What if the operations on shards D and E didn’t exist?
Shard │
│ ┌────┐
A │ │ w2 │
│ └───\┘
│ \
│ ┌\──────────┐
B │ │ w3 w4 │
│ └──────────\┘
│ \
│ ┌────┐ ┌\ ┐
C │ │ w1 │ w5
│ └────┘ └ ┘
In this case, we’d probably want to merge w5 into the [w1] group, as doing that doesn’t increase the graph’s total depth and it reduces the number of groups by one. It’s hard to make this call while building the graph, because we don’t know what further operations might be built on top of w1. Perhaps this is an operation we could apply when we’ve finished building the graph, to merge adjacent groups as long as one does not depend on the other, and merging them doesn’t increase the graph’s total depth.
For example, if w5 is the final operation and we end up with a graph like this:
Shard │
│ ┌────┐
A │ │ w2 │
│ └───\┘
│ \
│ ┌\──────────┐
B │ │ w3 w4 │
│ └──────────\┘
│ \
│ ┌────┐ ┌\───┐
C │ │ w1 │ │ w5 │
│ └────┘ └────┘
Then we can reduce N without affecting D by merging the [w1] and [w5] groups:
Shard │
│ ┌────┐
A │ │ w2 │
│ └───\┘
│ \
│ ┌\──────────┐
B │ │ w3 w4 │
│ └──────────\┘
│ \
│ ┌\──────────┐
C │ │ w5 w1 │
│ └───────────┘
But suppose further operations are added after w5 that depend on w1 and target another shard:
Shard │
│ ┌────┐
A │ │ w2 │
│ └───\┘
│ \
│ ┌\──────────┐
B │ │ w3 w4 │
│ └──────────\┘
│ \
│ ┌────┐ ┌\───┐
C │ │ w1 │ │ w5 │
│ └───\┘ └────┘
│ \
│ ┌\───┐
D │ │ w6 │
│ └────┘
In this case, merging the [w1] and [w5] groups would reduce N by 1, but would also increase D by 1:
Shard │
│ ┌────┐
A │ │ w2 │
│ └───\┘
│ \
│ ┌\──────────┐
B │ │ w3 w4 │
│ └──────────\┘
│ \
│ ┌\──────────┐
C │ │ w5 w1 │
│ └──────────\┘
│ \
│ ┌\───┐
D │ │ w6 │
│ └────┘
This suggests that it would be profitable to avoid merging groups whose depth differs by 2 or more (for example adding w5 to the [w1] group) while adding operations to the graph. Once all operations have been added, we could look for opportunities to merge groups for the same shard, as long as this does not increase the graph’s total depth, or increases it by less than some threshold if we believe that reducing N is worth increasing D somewhat.
We could also consider approaches based on building the graph only after we have all the dependency information for all writes, rather than attempting to build the graph incrementally.
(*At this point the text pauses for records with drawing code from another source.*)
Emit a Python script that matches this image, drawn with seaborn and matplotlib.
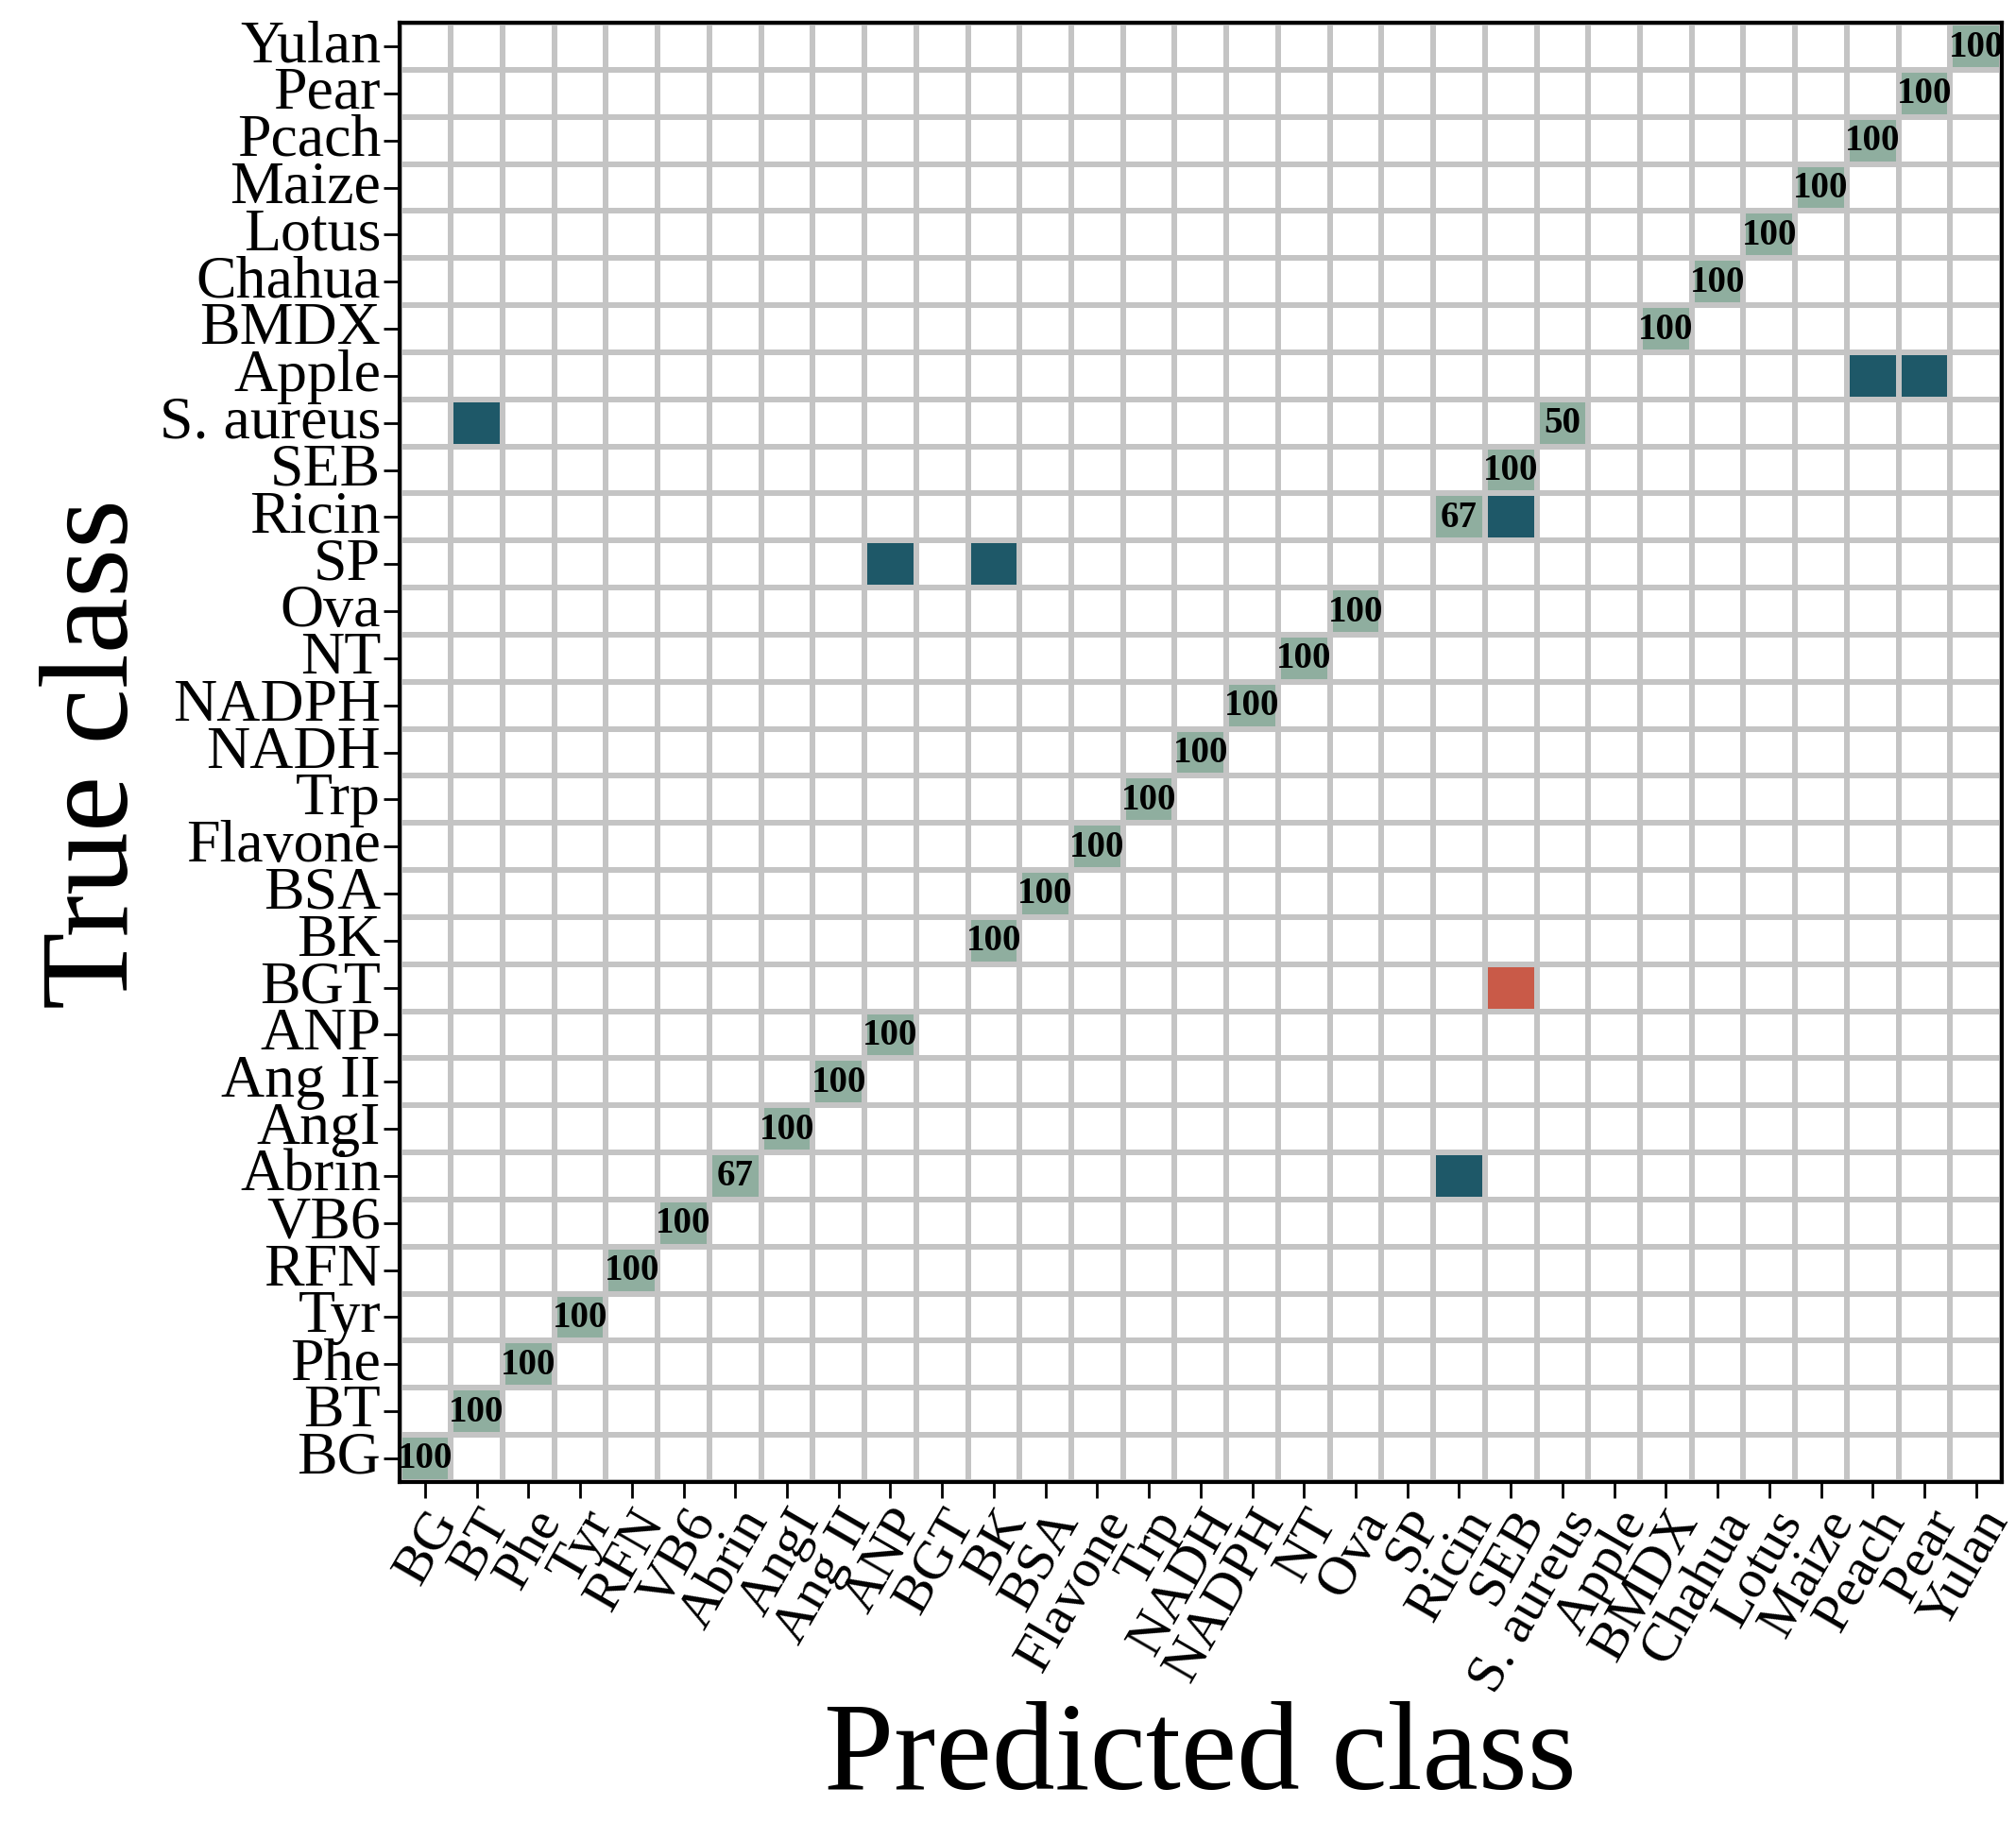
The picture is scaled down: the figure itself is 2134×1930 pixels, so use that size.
import numpy as np
import pandas as pd
import matplotlib
matplotlib.use("Agg")
import matplotlib.pyplot as plt
from matplotlib.colors import ListedColormap
import seaborn as sns

classes = ["BG", "BT", "Phe", "Tyr", "RFN", "VB6", "Abrin", "AngI", "Ang II", "ANP",
           "BGT", "BK", "BSA", "Flavone", "Trp", "NADH", "NADPH", "NT", "Ova", "SP",
           "Ricin", "SEB", "S. aureus", "Apple", "BMDX", "Chahua", "Lotus", "Maize",
           "Peach", "Pear", "Yulan"]
ytick_labels = [c if c != "Peach" else "Pcach" for c in classes]

diag_values = [100, 100, 100, 100, 100, 100, 67, 100, 100, 100,
               0, 100, 100, 100, 100, 100, 100, 100, 100, 0,
               67, 100, 50, 0, 100, 100, 100, 100, 100, 100, 100]
# (true, predicted, percent, kind) ; kind 2 = misclassified, 3 = misclassified (red)
off_diag = [("SP", "ANP", 50, 2), ("SP", "BK", 50, 2), ("Ricin", "SEB", 33, 2),
            ("S. aureus", "BT", 50, 2), ("Apple", "Peach", 50, 2), ("Apple", "Pear", 50, 2),
            ("Abrin", "Ricin", 33, 2), ("BGT", "SEB", 100, 3)]

n = len(classes)
vals = np.zeros((n, n))
kind = np.zeros((n, n))
for i, v in enumerate(diag_values):
    vals[i, i] = v
    if v > 0:
        kind[i, i] = 1
for t, p, v, k in off_diag:
    i, j = classes.index(t), classes.index(p)
    vals[i, j] = v
    kind[i, j] = k

annot = np.where(kind == 1, vals.astype(int).astype(str), "")
kind_df = pd.DataFrame(kind, index=classes, columns=classes).iloc[::-1]
annot = annot[::-1]

plt.rcParams['font.family'] = ['Liberation Serif', 'DejaVu Serif']
fig = plt.figure(figsize=(21.34, 19.31), dpi=100)
ax = fig.add_axes([0.198, 0.187, 0.795, 0.8])
cmap = ListedColormap(["#ffffff", "#8fae9f", "#1e5868", "#c95a48"])
sns.heatmap(kind_df, ax=ax, cmap=cmap, vmin=-0.5, vmax=3.5, cbar=False,
            annot=annot, fmt="", annot_kws={"fontsize": 28, "fontweight": "bold", "color": "black"},
            linewidths=3, linecolor="#c4c4c4", square=False)
ax.set_xticks(np.arange(n) + 0.5)
ax.set_xticklabels(classes, rotation=60, ha="right", rotation_mode="anchor", fontsize=42)
ax.set_yticks(np.arange(n) + 0.5)
ax.set_yticklabels(ytick_labels[::-1], rotation=0, fontsize=46)
ax.tick_params(axis="both", length=12, width=2, direction="out", pad=2)
for s in ax.spines.values():
    s.set_visible(True)
    s.set_linewidth(3)
    s.set_color("black")
ax.set_xlabel("Predicted class", fontsize=96, labelpad=0)
ax.set_ylabel("True class", fontsize=96, labelpad=4)
fig.savefig("out.png", dpi=100)
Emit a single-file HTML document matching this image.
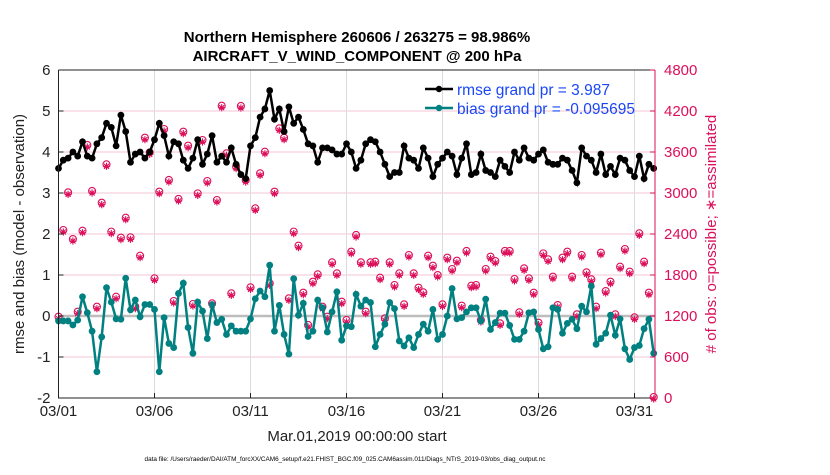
<!DOCTYPE html>
<html><head><meta charset="utf-8"><style>
body{margin:0;background:#fff;}
svg text{font-family:"Liberation Sans",Arial,sans-serif;}
</style></head><body>
<svg id="chart" width="830" height="470" xmlns="http://www.w3.org/2000/svg">
<g id="grid"></g>
<g id="series"></g>
<g id="axes"></g>
</svg>
<script>
const tickDays=[0,5,10,15,20,25,30];
const tickLabels=["03/01","03/06","03/11","03/16","03/21","03/26","03/31"];
const leftTicks=[-2,-1,0,1,2,3,4,5,6];
const rightTicks=[0,600,1200,1800,2400,3000,3600,4200,4800];
const rmse=[3.6,3.8,3.85,4.0,3.9,4.25,3.9,3.85,4.2,4.35,4.7,4.6,4.15,4.9,4.5,3.75,3.95,4.0,3.85,4.0,4.3,4.7,4.4,3.9,4.25,4.2,3.8,3.6,3.85,4.3,3.7,3.95,4.4,3.75,
3.9,3.75,4.1,3.7,3.45,3.35,4.15,4.35,4.85,5.05,5.5,4.8,5.05,4.5,5.1,4.7,4.85,4.55,4.2,4.15,3.75,4.1,4.1,4.05,3.95,3.95,4.2,4.0,3.6,3.8,4.2,
4.3,4.25,4.0,3.7,3.4,3.5,3.5,4.15,3.85,3.8,3.6,4.1,3.85,3.4,3.7,3.85,4.0,3.9,3.45,3.85,4.2,3.45,3.5,3.95,3.55,3.5,3.4,3.8,3.65,3.5,4.0,
3.8,4.1,3.85,3.8,3.95,4.05,3.75,3.7,3.7,3.85,3.8,3.55,3.25,4.1,3.9,3.8,3.5,3.95,3.45,3.65,3.45,3.85,3.8,3.55,3.4,3.9,3.35,3.7,3.6];
const bias=[-0.12,-0.12,-0.12,-0.22,-0.1,0.47,0.08,-0.37,-1.36,-0.51,0.69,0.34,-0.07,-0.08,0.92,0.15,0.39,-0.02,0.28,0.28,0.16,-1.36,-0.04,-0.67,-0.77,0.55,0.8,-0.28,-0.91,0.34,0.12,-0.55,0.28,-0.16,
-0.08,-0.45,-0.24,-0.37,-0.37,-0.37,-0.07,0.42,0.61,0.47,1.24,-0.37,0.26,-0.45,-0.93,0.91,0.02,0.31,-0.5,-0.37,0.39,0.2,-0.39,0.1,0.59,-0.59,-0.24,-0.26,0.53,0.24,0.39,
0.33,-0.75,-0.45,-0.2,0.33,0.18,-0.61,-0.73,-0.53,-0.77,-0.45,-0.2,-0.37,0.16,-0.57,-0.45,0,0.67,-0.07,-0.04,0.1,0.2,0.2,-0.12,0.41,-0.33,-0.16,0.07,0.07,-0.23,-0.57,
-0.57,-0.37,0.08,0.1,-0.33,-0.8,-0.75,0.2,0.16,-0.42,-0.18,-0.08,-0.31,0.24,0.1,0.73,-0.69,-0.55,-0.42,0.02,-0.47,-0.07,-0.8,-1.06,-0.77,-0.72,-0.31,-0.08,-0.91];
const obsCount=[1176,2444,2995,2312,1249,2434,3688,3015,1322,2844,3405,2420,1468,2332,2624,2337,1322,2068,3795,3580,1737,3005,3922,3176,1405,2898,3883,3678,1361,2980,3761,3161,1371,2883,
4263,3566,1517,3371,4259,3176,1605,2761,3273,3590,1663,3005,3932,3795,1444,2420,2215,1527,1054,1688,1795,1322,1176,1971,1810,1395,1127,2127,2371,1971,1249,
1971,1980,1746,1151,1971,1639,1810,1356,2078,1810,1600,1532,2068,1922,1785,1356,2039,1873,1995,1337,2137,1629,1639,1127,1873,2054,1990,1078,2137,2137,1727,
1239,1883,1737,1527,1088,2102,2015,1761,1346,2039,2127,1761,1210,2078,1824,1722,1322,2112,1551,1688,1210,1907,2166,1834,1166,2395,1980,1527,0];

const NS="http://www.w3.org/2000/svg";
const X0=58.5,X1=655,Y0=398,Y1=70,PXDAY=19.2;
const xs=d=>X0+d*PXDAY;
const yl=v=>Y0-(v+2)/8*(Y0-Y1);
const yr=c=>Y0-c/4800*(Y0-Y1);
function mk(tag,attrs,parent,text){const e=document.createElementNS(NS,tag);for(const k in attrs)e.setAttribute(k,attrs[k]);if(text!==undefined)e.textContent=text;parent.appendChild(e);return e;}
const grid=document.getElementById('grid'),ser=document.getElementById('series'),ax=document.getElementById('axes');
const PINK="#dc0f5a",TEAL="#008080";
rightTicks.forEach(c=>{const l=mk('line',{x1:X0,x2:X1,y1:yr(c),y2:yr(c),stroke:"#f3c6d6","stroke-width":1},grid);

});
tickDays.forEach(d=>{const l=mk('line',{x1:xs(d),x2:xs(d),y1:Y1,y2:Y0,stroke:"#dcdcdc","stroke-width":1},grid);

});
const z=mk('line',{x1:X0,x2:X1,y1:yl(0),y2:yl(0),stroke:"#bdbdbd","stroke-width":2.5},grid);


obsCount.forEach((c,i)=>{const x=xs(i*0.25),y=yr(c);
const g=mk('g',{},ser);


mk('circle',{cx:x,cy:y-1,r:3.5,fill:"none",stroke:PINK,"stroke-width":1.1},g);
const r=3.6,yy=y+1;
mk('path',{d:`M${x-r},${yy}H${x+r}M${x},${yy-r}V${yy+r}M${x-r*0.7},${yy-r*0.7}L${x+r*0.7},${yy+r*0.7}M${x-r*0.7},${yy+r*0.7}L${x+r*0.7},${yy-r*0.7}`,stroke:PINK,"stroke-width":1.1,fill:"none"},g);});
function line(vals,color,name){
const pts=vals.map((v,i)=>xs(i*0.25)+","+yl(v)).join(" ");
const p=mk('polyline',{points:pts,fill:"none",stroke:color,"stroke-width":2.5},ser);


vals.forEach((v,i)=>{const c=mk('circle',{cx:xs(i*0.25),cy:yl(v),r:3.4,fill:color},ser);

});}
line(bias,TEAL,'bias');
line(rmse,"#000",'rmse');
const fr=mk('path',{d:`M${X0},${Y1}H${X1}M${X0},${Y1}V${Y0}H${X1}`,stroke:"#222","stroke-width":1,fill:"none"},ax);


const ra=mk('line',{x1:X1,x2:X1,y1:Y1,y2:Y0,stroke:PINK,"stroke-width":1},ax);


leftTicks.forEach(v=>{const t=mk('text',{x:X0-8,y:yl(v)+5,"text-anchor":"end","font-size":"15",fill:"#222"},ax,String(v));


mk('line',{x1:X0,x2:X0+5,y1:yl(v),y2:yl(v),stroke:"#222"},ax);});
rightTicks.forEach(c=>{const t=mk('text',{x:X1+9,y:yr(c)+5,"font-size":"15",fill:PINK},ax,String(c));


mk('line',{x1:X1-5,x2:X1,y1:yr(c),y2:yr(c),stroke:PINK},ax);});
tickDays.forEach((d,i)=>{const t=mk('text',{x:xs(d),y:416,"text-anchor":"middle","font-size":"15",fill:"#222"},ax,tickLabels[i]);


mk('line',{x1:xs(d),x2:xs(d),y1:Y0,y2:Y0-5,stroke:"#222"},ax);});
</script>
<svg style="position:absolute;left:0;top:0" width="830" height="470" xmlns="http://www.w3.org/2000/svg">
<text x="357" y="42" text-anchor="middle" font-size="15" font-weight="bold" fill="#000">Northern Hemisphere 260606 / 263275 = 98.986%</text>
<text x="357" y="61" text-anchor="middle" font-size="15" font-weight="bold" fill="#000">AIRCRAFT_V_WIND_COMPONENT @ 200 hPa</text>
<text transform="translate(24,234) rotate(-90)" text-anchor="middle" font-size="15" fill="#222">rmse and bias (model - observation)</text>
<text transform="translate(716,234) rotate(-90)" text-anchor="middle" font-size="15" fill="#dc0f5a"># of obs: o=possible; ∗=assimilated</text>
<text x="357" y="441" text-anchor="middle" font-size="15" fill="#222">Mar.01,2019 00:00:00 start</text>
<text x="345" y="461" text-anchor="middle" font-size="6.4" fill="#000">data file: /Users/raeder/DAI/ATM_forcXX/CAM6_setup/f.e21.FHIST_BGC.f09_025.CAM6assim.011/Diags_NTrS_2019-03/obs_diag_output.nc</text>
<g>
<line x1="425" x2="453" y1="89" y2="89" stroke="#000" stroke-width="2.5"/><circle cx="439" cy="89" r="3.2" fill="#000"/>
<text x="457" y="95" font-size="15.5" fill="#1a47f5">rmse grand pr = 3.987</text></g>
<g>
<line x1="425" x2="453" y1="108" y2="108" stroke="#008080" stroke-width="2.5"/><circle cx="439" cy="108" r="3.2" fill="#008080"/>
<text x="457" y="114" font-size="15.5" fill="#1a47f5">bias grand pr = -0.095695</text></g>
</svg>
</body></html>
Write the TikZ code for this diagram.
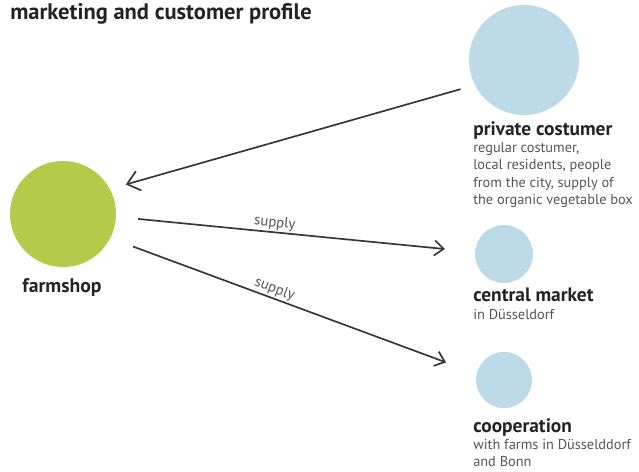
\documentclass[tikz,border=0pt]{standalone}
\usepackage{fontspec}
\setmainfont{PT Sans}
\usetikzlibrary{arrows.meta}
\tikzset{>={Straight Barb[length=2.3mm,width=3.8mm]}}
\definecolor{farmgreen}{RGB}{180,202,75}
\definecolor{custblue}{RGB}{188,218,231}
\definecolor{linegrey}{RGB}{55,55,55}
\definecolor{textgrey}{RGB}{85,85,85}
\definecolor{headgrey}{RGB}{35,35,35}
\tikzstyle{greendot}=[circle,fill=farmgreen,inner sep=0pt]
\tikzstyle{bluedot}=[circle,fill=custblue,inner sep=0pt]
\tikzstyle{arrowline}=[draw=linegrey,line width=1.2pt]
\tikzstyle{infotext}=[anchor=north west,inner sep=0pt,align=left,text=textgrey,font=\fontsize{10.2}{12.4}\selectfont]
\tikzstyle{supplytext}=[text=textgrey,inner sep=1pt,font=\fontsize{10.5}{11}\selectfont]
\newcommand{\headline}[1]{{\fontsize{13.8}{12.4}\selectfont\bfseries\color{headgrey}\strut #1}}

\begin{document}
\begin{tikzpicture}[x=0.025cm,y=-0.025cm]
    \useasboundingbox (0,0) rectangle (639,472);
    \node[anchor=base west,inner sep=0pt,text=headgrey,font=\fontsize{16}{18}\selectfont\bfseries] (title) at (10,20) {marketing and customer profile};

    % farm shop
    \node[greendot,minimum size=2.65cm] (farm) at (63,214) {};
    \node[anchor=base,inner sep=0pt,text=headgrey,font=\fontsize{14}{16}\selectfont\bfseries] (farmlabel) at (62,292) {farmshop};

    % customers
    \node[bluedot,minimum size=2.75cm] (private) at (524,60) {};
    \node[infotext] (privatetext) at (473,121) {\headline{private costumer}\\ regular costumer,\\ local residents, people\\ from the city, supply of\\ the organic vegetable box};

    \node[bluedot,minimum size=1.45cm] (central) at (504,254) {};
    \node[infotext] (centraltext) at (473,288) {\headline{central market}\\ in Düsseldorf};

    \node[bluedot,minimum size=1.4cm] (coop) at (504,380) {};
    \node[infotext] (cooptext) at (473,418) {\headline{cooperation}\\ with farms in Düsselddorf\\ and Bonn};

    % arrows
    \draw[arrowline,-{Straight Barb[length=3mm,width=5mm]},shorten <=0.37cm,shorten >=0.41cm] (private.207.3) -- (farm.28.4);
    \draw[arrowline,->,shorten <=0.55cm,shorten >=0.75cm] (farm.357.7) -- (central.176.1)
        node[pos=0.44,sloped,above,supplytext] (supplyone) {supply};
    \draw[arrowline,->,shorten <=0.6cm,shorten >=0.81cm] (farm.333.8) -- (coop.167.6)
        node[pos=0.44,sloped,above,supplytext] (supplytwo) {supply};
\end{tikzpicture}
\end{document}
Any graph-building algorithm will necessarily involve an incremental phase to slot operations into the graph one by one, but can we apply any analysis to the operations before starting this process that leads to a better result?
For example, we could decide to sort the operations by their depth: leaf operations are depth 0, operations that depend only on leaves are depth 1, and so on. Take our stair-step plan from above:
Shard │
│ ┌────┐
A │ │ w1 │
│ └───\┘
│ \
│ ┌\──────────┐
B │ │ w2 w3 │
│ └──────────\┘
│ \
│ ┌\──────────┐
C │ │ w4 w5 │
│ └──────────\┘
│ \
│ ┌\──────────┐
D │ │ w6 w7 │
│ └──────────\┘
│ \
│ ┌\───┐
E │ │ w8 │
│ └────┘
Imagine we instead try to build a graph by adding all the depth-0 operations to it first. These have no dependencies and will all produce a single group for their respective shard.
Shard │
│ ┌────┐
A │ │ w1 │
│ └────┘
│
│ ┌────┐
B │ │ w3 │
│ └────┘
│
│ ┌────┐
C │ │ w5 │
│ └────┘
│
│ ┌────┐
D │ │ w7 │
│ └────┘
│
│
E │
│
Then we could handle the depth-1 operations. w2 depends on w1 and targets shard B, so we can merge it into the [w3] group, increasing that group’s depth from 0 to 1. w4 depends on w3 and targets C, forcing the creation of a depth-2 group. We don’t merge w4 into the [w5] group because that would increase the group’s depth by 2.
Shard │
│ ┌────┐
A │ │ w1 │
│ └───\┘
│ \
│ ┌\──────────┐
B │ │ w2 w3 │
│ └──────────\┘
│ \
│ ┌────┐ ┌\───┐
C │ │ w5 │ │ w4 │
│ └────┘ └────┘
│
│ ┌────┐
D │ │ w7 │
│ └────┘
│
│
E │
│
We can see how following this pattern produces a similar result to what we saw above. It doesn’t seem like sorting by operation depth produced a radically different approach; graph-building decisions are still guided by the relative depth of write groups. Since dependency chains in EscoDB are typically short and msot operations have a depth of either 0 or 1, sorting them by depth doesn’t meaningfully change the graph building process. It just adds delay to the start of the process, since we can’t start building the graph until we have information for all operations and we’ve sorted them. It also prevents graphs being dynamically updated or optimised during execution, which is necessarily for dealing with failed requests.
So far the best candidates for constraints to add to our rule set are:
-
Do not add a leaf operation to the leftmost existing group if that group’s current depth is greater than 1. Instead, create a new depth-0 group for the target shard.
-
Do not add any operation to an existing group if doing so would increase the group’s depth by more than 1. Instead, start a new group for the operation.
-
Once all operations are known, attempt to merge any groups for a shard that are not mutually dependent. Merge groups as long as it does not increase the total graph depth unacceptably.